Journal

September 2005 - Dutch people and culture

A new Dutch word that Trent and I have learned along the way is gezellig (said: heh-ZEL-ick). As outlined perfectly in an Amsterdam’s visitor’s magazine for non-Dutch people:

“It describes the Dutch as loving gezellig things and places. A gezellig environment is on that allows good times to happen. It’s like a vibe. A gezellig place is cozy and inviting and full of gezellig things that make is so gezellig. A two hour leisurely meal with friends is so gezellig. Eating a Big Mac on your lap is not. While everyone likes a good vibe and coziness- the Dutch gear their entire lives towards it.”

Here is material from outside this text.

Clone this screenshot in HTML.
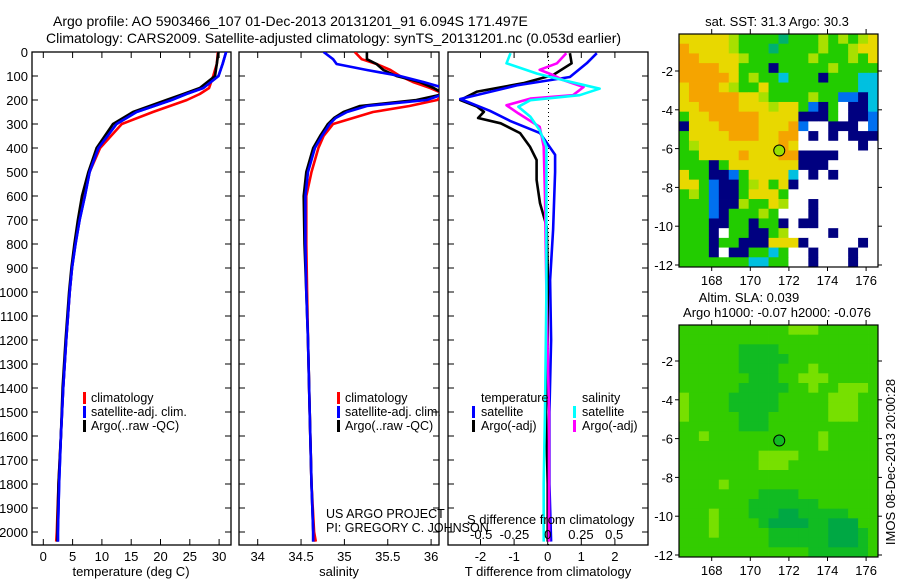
<!DOCTYPE html>
<html><head><meta charset="utf-8">
<style>
html,body{margin:0;padding:0;background:#fff;}
body{width:900px;height:580px;overflow:hidden;font-family:"Liberation Sans",sans-serif;}
svg text{font-family:"Liberation Sans",sans-serif;fill:#000;}
</style></head>
<body>
<svg id="fig" width="900" height="580" viewBox="0 0 900 580" xmlns="http://www.w3.org/2000/svg">
<defs>
<clipPath id="c1"><rect x="32" y="52" width="199" height="493"/></clipPath>
<clipPath id="c2"><rect x="239" y="52" width="200" height="493"/></clipPath>
<clipPath id="c3"><rect x="448" y="52" width="200" height="493"/></clipPath>
</defs>
<text x="53" y="26" font-size="14">Argo profile: AO 5903466_107 01-Dec-2013 20131201_91 6.094S 171.497E</text>
<text x="46" y="43" font-size="14">Climatology: CARS2009. Satellite-adjusted climatology: synTS_20131201.nc (0.053d earlier)</text>
<g id="g"></g>
</svg>
<script>
// ---------- data ----------
const depthTemp = [0,50,100,150,175,200,250,300,400,500,600,700,800,900,1000,1200,1400,1600,1800,2000,2040];
const tempClim = [29.8,29.6,29.0,28.3,26.7,24.5,18.7,13.4,9.7,7.9,6.8,6.1,5.4,4.9,4.5,3.9,3.4,3.0,2.6,2.3,2.2];
const tempSat  = [31.2,30.6,29.9,27.3,24.4,21.9,15.9,12.5,9.4,7.9,7.1,6.2,5.5,4.9,4.5,3.9,3.4,3.0,2.7,2.5,2.5];
const tempArgo = [29.9,29.6,29.3,26.7,23.9,21.0,15.3,11.9,9.1,7.7,6.6,5.9,5.3,4.8,4.4,3.8,3.3,3.0,2.6,2.4,2.4];

const depthSal = [0,30,50,75,100,125,150,175,200,225,250,275,300,350,400,500,600,800,1000,1200,1500,1800,2000,2040];
const salClim = [35.12,35.2,35.37,35.53,35.64,35.79,35.99,36.15,36.07,35.75,35.33,35.1,34.87,34.76,34.7,34.62,34.56,34.56,34.57,34.58,34.6,34.62,34.65,34.67];
const salArgo = [35.26,35.26,35.37,35.45,35.6,35.87,36.03,36.15,35.83,35.18,34.99,34.88,34.81,34.72,34.64,34.56,34.53,34.54,34.56,34.58,34.6,34.62,34.64,34.64];
const salSat  = [34.76,34.87,34.91,35.26,35.64,35.91,36.15,36.15,35.95,35.26,35.03,34.9,34.83,34.74,34.66,34.58,34.55,34.55,34.56,34.58,34.6,34.62,34.64,34.64];

const depthDTArgo = [5,47,96,130,165,200,228,249,275,297,338,394,450,533,630,728,900,1200,1500,1800,2040];
const dTArgo = [0.66,0.71,0.16,-0.73,-2.1,-2.6,-2.1,-1.9,-2.07,-1.4,-0.82,-0.53,-0.33,-0.33,-0.23,-0.03,0,0,-0.05,0,0];
const depthDTSat = [5,47,104,139,196,245,287,338,428,500,741,950,1200,1500,1800,2040];
const dTSat = [1.46,1.16,0.66,-0.92,-2.6,-1.72,-1.12,-0.23,0.22,0.22,0.16,0.07,0.1,0.05,0.05,0.1];
const depthDSSat = [5,47,90,118,153,180,201,228,270,326,394,600,1000,1500,1800,2040];
const dSSat = [-0.28,-0.31,-0.08,0.12,0.39,0.24,-0.13,-0.22,-0.13,-0.06,-0.01,-0.01,-0.01,-0.02,-0.03,-0.03];
const depthDSArgo = [5,47,74,96,118,146,180,194,222,256,312,394,600,1000,1500,2040];
const dSArgo = [0.14,0.07,-0.06,0.04,0.12,0.27,0.19,-0.13,-0.31,-0.22,-0.06,-0.03,-0.02,-0.01,0.01,0.01];

const depthTicks = [0,100,200,300,400,500,600,700,800,900,1000,1100,1200,1300,1400,1500,1600,1700,1800,1900,2000];
const tempTicks = [0,5,10,15,20,25,30];
const salTicks = [34,34.5,35,35.5,36];
const salTickLabels = ["34","34.5","35","35.5","36"];
const dTTicks = [-2,-1,0,1,2];
const dSTicks = [-0.5,-0.25,0,0.25,0.5];
const dSTickLabels = ["-0.5","-0.25","0","0.25","0.5"];
const lonTicks = [168,170,172,174,176];
const latTicks = [-2,-4,-6,-8,-10,-12];
const argoLon = 171.5, argoLat = -6.1;

const sstGrid = [
"YYYYYLGGGGTGGGLGLGLY",
"OYYYYLGGGTGGGGLGGLYY",
"OOYYYYLGGGGGGLGGGLGY",
"OOOOYYGGGNGGGGGLGGGG",
"OOOOOYGLGGCGGGNGGGCC",
"YOOOYLGGYGGGGGGGGGCC",
"YOOOOOYYLGGGGLGGBBNC",
"YYOOOOYYYLYYGBNGWNNC",
"GYYOOOOOYYYYNNNGWNNB",
"NYYYOOOOYYYOBWWNNNWB",
"GYYYYOOOYYOOWNWNWNNN",
"GLYYYYYYYYOYWWWWWWNW",
"GGYYYYOYYYOONNNNWWWW",
"GGGNGYYYYYYYNNNWWWWW",
"YGGNNBGYYYYCWNWNWWWW",
"YYGBNNGLYGYNWWWWWWWW",
"GLGBNNGYYYGWWWWWWWWW",
"GGGBNNLGGYLWWNWWWWWW",
"GGGBNGGGLGWWWNWWWWWW",
"GGGNNGGNGGNWNNWWWWWW",
"GGGNWGGNNGLWWWWNWWWW",
"GGGNGGNNNYYYNWWWWWNW",
"GGGNWNNGGCGWWNWWWNWW",
"GGGGGGGCCGGWWNWWWNWW"];
const slaGrid = [
"ggggggggggglllgggggg",
"gggggggggggggggggggg",
"ggggggddddgggggggggg",
"ggggggdddddggggggggg",
"ggggggddddggglgggggg",
"gggggggdddgglllggggg",
"ggggggdddddgglgglllg",
"lggggdddddggggglllgg",
"lggggdddddggggglllgg",
"lgggggdddgggggglllgg",
"ggggggdddggggggggggg",
"gglggggggggggglggggg",
"gggggggggggggglggggg",
"ggggggggllllgggggggg",
"gggggggglllggggggggg",
"gggggggggggggggggggg",
"gggglggggggggggggggg",
"ggggggggddddgggggggg",
"gggggggdddddddgggggg",
"ggglgggdddeedddddggg",
"ggglggggdeeeeddeeegg",
"ggglgggggddddddeeedg",
"gggggggggddddddeeedg",
"gggggggggggggddddddg"];

// ---------- helpers ----------
const NS="http://www.w3.org/2000/svg";
const root=document.getElementById('g');
function mk(tag,attrs,parent){const e=document.createElementNS(NS,tag);for(const k in attrs)e.setAttribute(k,attrs[k]);(parent||root).appendChild(e);return e;}
function txt(x,y,s,size,anchor,parent){const t=mk('text',{x:x,y:y,'font-size':size||13,'text-anchor':anchor||'start'},parent);t.textContent=s;return t;}

const yD = d => 52 + d*0.24;
const xT = t => 43.3 + t*5.86;
const xS = s => 257.7 + (s-34)*86.7;
const xDT = v => 547.7 + v*33.6;
const xDS = v => 547.7 + v*133;
const BOT=545;

function panel(x0,x1,name){
  const r=mk('rect',{x:x0,y:52,width:x1-x0,height:BOT-52,fill:'none',stroke:'#000','stroke-width':1.3});
  
  
  depthTicks.forEach(d=>{
    const y=yD(d);
    mk('line',{x1:x0,y1:y,x2:x0+6,y2:y,stroke:'#000','stroke-width':1});
    mk('line',{x1:x1-6,y1:y,x2:x1,y2:y,stroke:'#000','stroke-width':1});
  });
}
function line(xs,ds,xf,color,name,clip){
  const pts=xs.map((v,i)=>xf(v).toFixed(1)+','+yD(ds[i]).toFixed(1)).join(' ');
  const p=mk('polyline',{points:pts,fill:'none',stroke:color,'stroke-width':2.6,'stroke-linejoin':'round','clip-path':'url(#'+clip+')'});
  
  
}
function xticks(ticks,labels,xf,x0,x1){
  ticks.forEach((t,i)=>{
    const x=xf(t);
    mk('line',{x1:x,y1:52,x2:x,y2:58,stroke:'#000'});
    mk('line',{x1:x,y1:BOT-6,x2:x,y2:BOT,stroke:'#000'});
    const l=txt(x,561,labels[i],13,'middle');
    
    
  });
}
function legendBar(x,y,color){mk('rect',{x:x,y:y-11,width:3,height:12,fill:color});}

// ---------- panel 1: temperature ----------
panel(32,231,'temperature-panel');
depthTicks.forEach(d=>{const l=txt(28,yD(d)+5,String(d),13,'end');
  
  });
xticks(tempTicks,tempTicks.map(String),xT);
line(tempClim,depthTemp,xT,'#f00','temp-climatology-line','c1');
line(tempSat,depthTemp,xT,'#00f','temp-satellite-line','c1');
line(tempArgo,depthTemp,xT,'#000','temp-argo-line','c1');
line(tempSat,depthTemp,xT,'#00f','temp-satellite-line-top','c1');
let t=txt(131,576,'temperature (deg C)',13,'middle');


[['climatology','#f00'],['satellite-adj. clim.','#00f'],['Argo(..raw -QC)','#000']].forEach((e,i)=>{
  legendBar(83,403+i*14,e[1]);
  const l=txt(91,402+i*14,e[0],12.5);
  
  
});

// ---------- panel 2: salinity ----------
panel(239,439,'salinity-panel');
xticks(salTicks,salTickLabels,xS);
line(salClim,depthSal,xS,'#f00','sal-climatology-line','c2');
line(salArgo,depthSal,xS,'#000','sal-argo-line','c2');
line(salSat,depthSal,xS,'#00f','sal-satellite-line','c2');
t=txt(339,576,'salinity',13,'middle');


[['climatology','#f00'],['satellite-adj. clim.','#00f'],['Argo(..raw -QC)','#000']].forEach((e,i)=>{
  legendBar(337,403+i*14,e[1]);
  const l=txt(345,402+i*14,e[0],12.5);
  
  
});
t=txt(326,518,'US ARGO PROJECT',12.5);


t=txt(326,532,'PI: GREGORY C. JOHNSON',12.5);



// ---------- panel 3: differences ----------
panel(448,648,'difference-panel');
xticks(dTTicks,dTTicks.map(String),xDT);
mk('line',{x1:548.5,y1:52,x2:548.5,y2:BOT,stroke:'#000','stroke-dasharray':'1,3','stroke-width':1});
line(dTArgo,depthDTArgo,xDT,'#000','dT-argo-line','c3');
line(dTSat,depthDTSat,xDT,'#00f','dT-satellite-line','c3');
line(dSArgo,depthDSArgo,xDS,'#f0f','dS-argo-line','c3');
line(dSSat,depthDSSat,xDS,'#0ff','dS-satellite-line','c3');
dSTicks.forEach((v,i)=>{const l=txt(xDS(v),539,dSTickLabels[i],13,'middle');
  
  });
t=txt(467,524,'S difference from climatology',13);


t=txt(548,576,'T difference from climatology',13,'middle');


t=txt(481,402,'temperature',12.5);


t=txt(582,402,'salinity',12.5);


[['satellite','#00f',472],['Argo(-adj)','#000',472],['satellite','#0ff',573],['Argo(-adj)','#f0f',573]].forEach((e,i)=>{
  const row=i%2;
  legendBar(e[2],417+row*14,e[1]);
  const l=txt(e[2]+9,416+row*14,e[0],12.5);
  
  
});

// ---------- maps ----------
const MX0=679, MX1=878;
const xLon = lon => 711.7 + (lon-168)*19.3;
function mapBlock(grid,colors,y0,y1,yLat,name,circleFill){
  const g=mk('g',{});
  
  
  const rows=grid.length, cols=20, cw=(MX1-MX0)/cols, ch=(y1-y0)/rows;
  grid.forEach((row,r)=>{
    for(let c=0;c<cols;c++){
      const code=row[c]||row[row.length-1];
      const cell=mk('rect',{x:(MX0+c*cw).toFixed(2),y:(y0+r*ch).toFixed(2),width:(cw+0.4).toFixed(2),height:(ch+0.4).toFixed(2),fill:colors[code]||'#fff'},g);
      
      
    }
  });
  mk('rect',{x:MX0,y:y0,width:MX1-MX0,height:y1-y0,fill:'none',stroke:'#000','stroke-width':1.2});
  lonTicks.forEach(l=>{
    const x=xLon(l);
    mk('line',{x1:x,y1:y0-5,x2:x,y2:y0,stroke:'#000'});
    mk('line',{x1:x,y1:y1,x2:x,y2:y1+4,stroke:'#000'});
    const tl=txt(x,y1+18,String(l),13,'middle');
    
    
  });
  latTicks.forEach(l=>{
    const y=yLat(l);
    mk('line',{x1:MX0-4,y1:y,x2:MX0,y2:y,stroke:'#000'});
    mk('line',{x1:MX1,y1:y,x2:MX1+4,y2:y,stroke:'#000'});
    const tl=txt(MX0-6,y+5,String(l),13,'end');
    
    
  });
  const c=mk('circle',{cx:xLon(argoLon),cy:yLat(argoLat),r:5.5,fill:circleFill,stroke:'#000','stroke-width':1});
  
  
}
const sstColors={O:'#f5a400',Y:'#e8d800',L:'#a8e000',G:'#22cc00',T:'#00b070',C:'#00c0e0',B:'#0070f0',N:'#000080',W:'#ffffff'};
const slaColors={g:'#33cc00',l:'#77e000',d:'#11bb22',e:'#00a844'};
mapBlock(sstGrid,sstColors,34,267,lat=>71+(-2-lat)*19.4,'sst-map','#99e000');
mapBlock(slaGrid,slaColors,325,557,lat=>361+(-2-lat)*19.4,'sla-map','#11bb22');
t=txt(777,26,'sat. SST: 31.3 Argo: 30.3',13,'middle');


t=txt(749,302,'Altim. SLA: 0.039',13,'middle');


t=txt(777,317,'Argo h1000: -0.07 h2000: -0.076',13,'middle');


t=txt(0,0,'IMOS 08-Dec-2013 20:00:28',13,'middle');
t.setAttribute('transform','translate(895,462) rotate(-90)');


</script>
</body></html>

This explains all the coffee breaks the Dutch people take…or the long dinners! If you are in Holland and are going out to dinner with some Dutch people, set aside at least 3+ hours and just take your time and enjoy it. Trent and I are amazed every time we go into the Maastricht city centre and see how many people are out enjoying the sites and sounds, eating/drinking/visiting at a café. As well, people stay out all night to party (all ages- in fact, a few weeks ago we went out and saw a bar full of 60+ year olds partying at 1AM—this is something you don’t see in Canada often!).

Frustrations

Of course, everything in life isn’t smooth sailing. And, we have to report some of those small hiccups and bumps along the road. The term gezellig (see above) can also be frustrating! We have found way more frustrations in trying to get things done in a timely manner on a daily basis than we are used to. So, when you go to a store or the bank, be ready to wait in line much longer than in North America. Nevertheless, when you finally get helped, the store workers really take their time with you and make you feel important. They really don’t care how long the line is. One will experience a similar situation when calling a help phone- be ready to be put on hold for 15-20min. When you finally get through, however, you will usually be greeted by a really personal and pleasant receptionist (if they speak English!).

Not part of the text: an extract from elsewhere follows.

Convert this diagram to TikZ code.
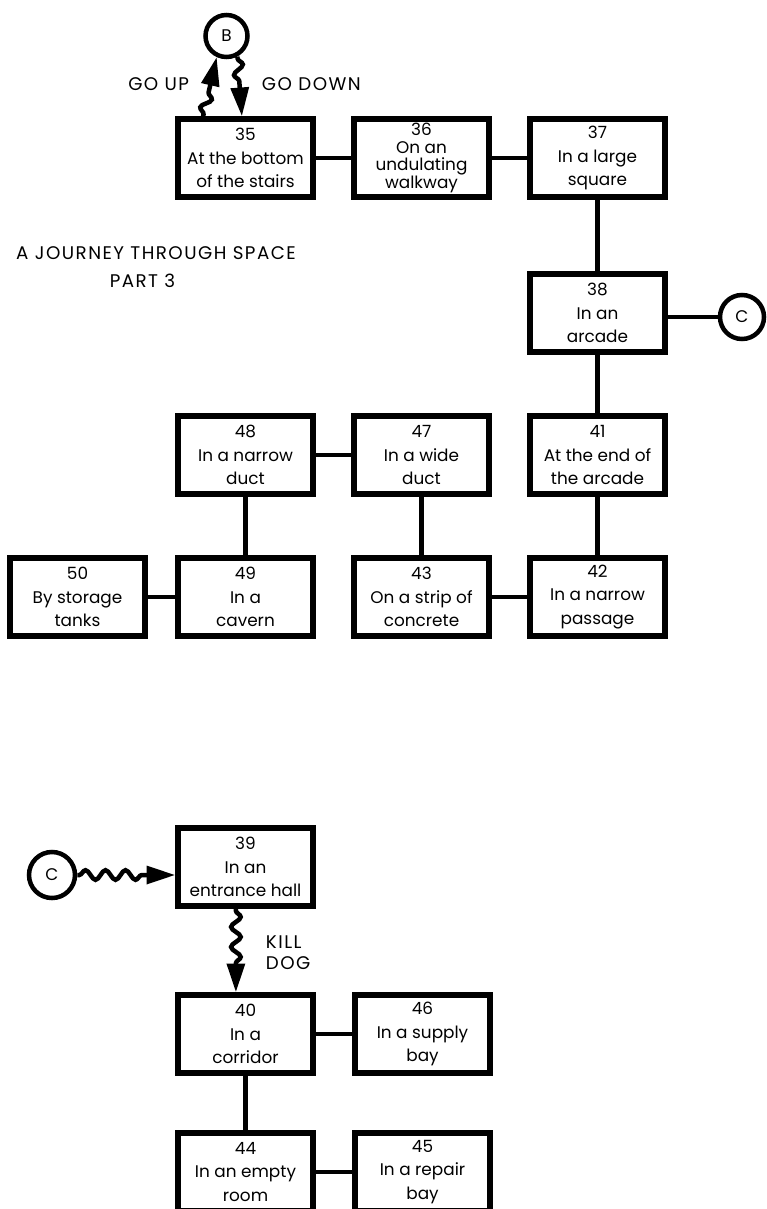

All-in-all, we are figuring things out here in Holland and learning what the norm is. As you can see, there are things we really enjoy, while there are other things that take getting used to. But, I really think it is an invaluable experience to live outside your comfort zone and experience a new culture – I believe it makes a person that much more open-minded. I often hear people complain about their own surroundings or many people wonder why we have come to live here in Holland because they say they don’t like it, but I always find that these same people have rarely explored any other place and therefore have no comparison to say what is good or bad. So, I often urge these people to travel and experience other cultures before complaining about where they are at or, in contrast, criticizing another nation.